Cellular “off” switch for inflammatory immune response discovered by Johns Hopkins researchers.
If you’ve ever had an asthma attack, you know how terrifying it can be. Some asthmatics compare those attacks to trying to breathe through a straw. What if asthma attacks could simply be switched off? Researchers say it’s possible.
According to a press release issued by Johns Hopkins Medicine, researchers at the university have discovered a cellular “off” switch for the inflammatory immune response that triggers lung-constricting asthma attacks. The switch is composed of regulatory proteins that control an immune signaling pathway in cells.
“Asthma patients are constantly firing through this pathway because those proteins are stuck in the on position, without proper control by other proteins that shut down this reaction,” lead researcher Nicola Heller, PhD, said in the press release.
Dr. Heller is an assistant professor of anesthesiology and critical care medicine at the Johns Hopkins University School of Medicine.
About 17.7 million adults and 6.3 million children in the US have asthma, according to the Centers for Disease Control and Prevention (CDC). Asthma is a lung disease that can cause wheezing, breathlessness, chest tightness and coughing and is often controlled by taking medicine and avoiding environmental triggers.
Previous research linked asthma to one type of immune cell called M2 macrophages in the lungs. In non-asthmatic people, M2 activates to clean up allergens and foreign particles. In asthmatics, M2 cells’ chemical signal lingers and calls in other cells that cause inflammation.
This study focused on two proteins, GRB10 and p70S6K, that control the signaling pathway that activates M2.

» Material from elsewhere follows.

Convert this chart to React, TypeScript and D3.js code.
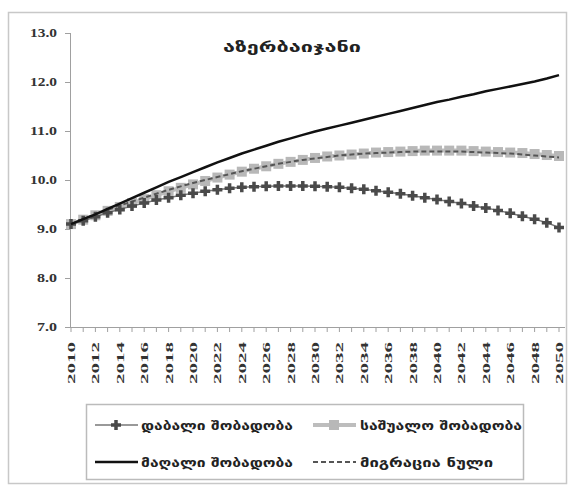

To conduct the study, researchers analyzed cultures of human white blood cells. They found that the IRS-2 pathway, which chemicals pass through before activating M2, appeared in two different forms—“on,” which allowed signals to pass through, and “off,” which stopped signals from activating M2.
They found the activity of the regulatory proteins GRB10 and p70S6K increased after exposure to IL-4, an immune system chemical that passes through IRS-4 on its way to M2 cells.
Researchers treated the white blood cells with chemical and genetic blockers designed to render GRB10 and p70S6K nonfunctional. They found that decreasing the two proteins’ activity resulted in more of the “on” form of IRS-2, suggesting that the proteins are responsible for turning off IRS-2 and downstream M2 production.
“This confirmed for us that without properly functioning GRB10 and p70S6K, the cells could not turn off IRS-2 signaling and M2 production,” Dr. Heller said in the press release.
Researchers said they’ve already started experiments to understand the implications of their findings. They hope their research will have applications for cancer and obesity treatment in which M2 macrophage cells play a regulatory role in tumor growth and fat deposition.
The full study was published in the Journal of Biological Chemistry.
It was funded by the National Institutes of Health Pathway to Independence Award.
The authors declared no conflicts of interest.